The third reason emphasised by the Minister is that single people in informal relationships can and do adopt—but it must be desirable that a child should stand in a legal relationship with both an adoptive father and an adoptive mother. I stress those two words. Adding unmarried couples consisting of a man and a woman to the pool of adopters available will achieve that, and we should accept that proposition.

I turn now to the second leg of my amendment, which states,


    "but shall not cover couples of the same sex".

On Report, I quoted from a paper where a Barnardo's research officer argued that the Bill should be extended in the way that the Government appear to wish. She said that there,


    "has been no research specifically on outcomes for children adopted or fostered by lesbians or gay men".

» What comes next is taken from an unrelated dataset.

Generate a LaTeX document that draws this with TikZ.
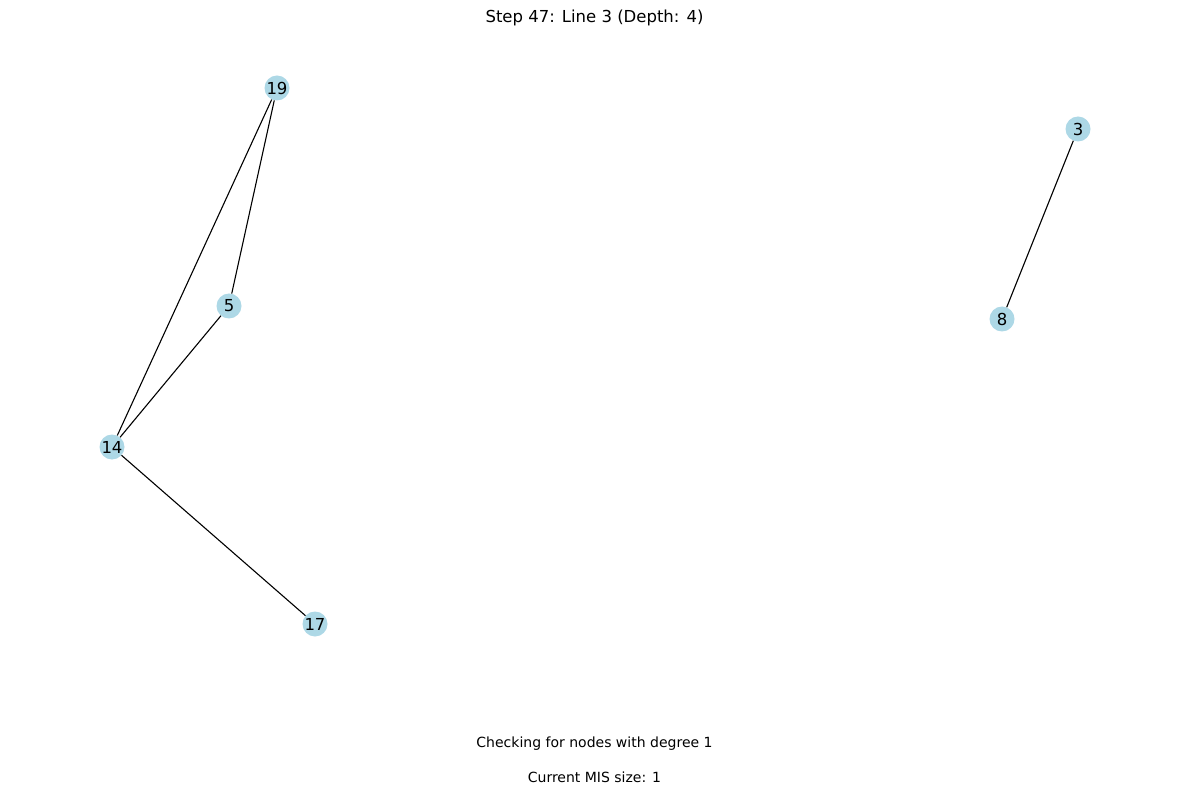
\documentclass[tikz,border=0pt]{standalone}
\usepackage{fontspec}
\setmainfont{DejaVu Sans}
\definecolor{nodeblue}{RGB}{173,216,230}
\begin{document}
\begin{tikzpicture}[x=1pt,y=-1pt,
  vert/.style={circle,fill=nodeblue,minimum size=25pt,inner sep=0pt,font=\fontsize{16.5}{18}\selectfont},
  edge/.style={draw=black,line width=1.1pt},
  lbl/.style={font=\fontsize{14}{16}\selectfont}]
\useasboundingbox (0,0) rectangle (1189,794);
\node[vert] (n19) at (277,88) {19};
\node[vert] (n3) at (1078,129) {3};
\node[vert] (n5) at (229,306) {5};
\node[vert] (n8) at (1002,319) {8};
\node[vert] (n14) at (112,447) {14};
\node[vert] (n17) at (315,624) {17};
\draw[edge] (n19) -- (n5);
\draw[edge] (n19) -- (n14);
\draw[edge] (n5) -- (n14);
\draw[edge] (n14) -- (n17);
\draw[edge] (n3) -- (n8);
\node[font=\fontsize{16.5}{18}\selectfont] (title) at (594.5,18) {Step 47: Line 3 (Depth: 4)};
\node[lbl] (t1) at (594.5,744) {Checking for nodes with degree 1};
\node[lbl] (t2) at (594.5,777) {Current MIS size: 1};
\end{tikzpicture}
\end{document}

The noble Earl, Lord Russell, chose to interpret this as,


    "no research at all on the effect on children of homosexual couples".—[Official Report, 16/10/02; cols. 890-891.]

But that is not what I said. I recognise that research has been carried out where one of the partners in a same sex relationship is the natural parent of a child who then goes on to live in a gay or lesbian household, but one of the parents is already a natural parent of the child.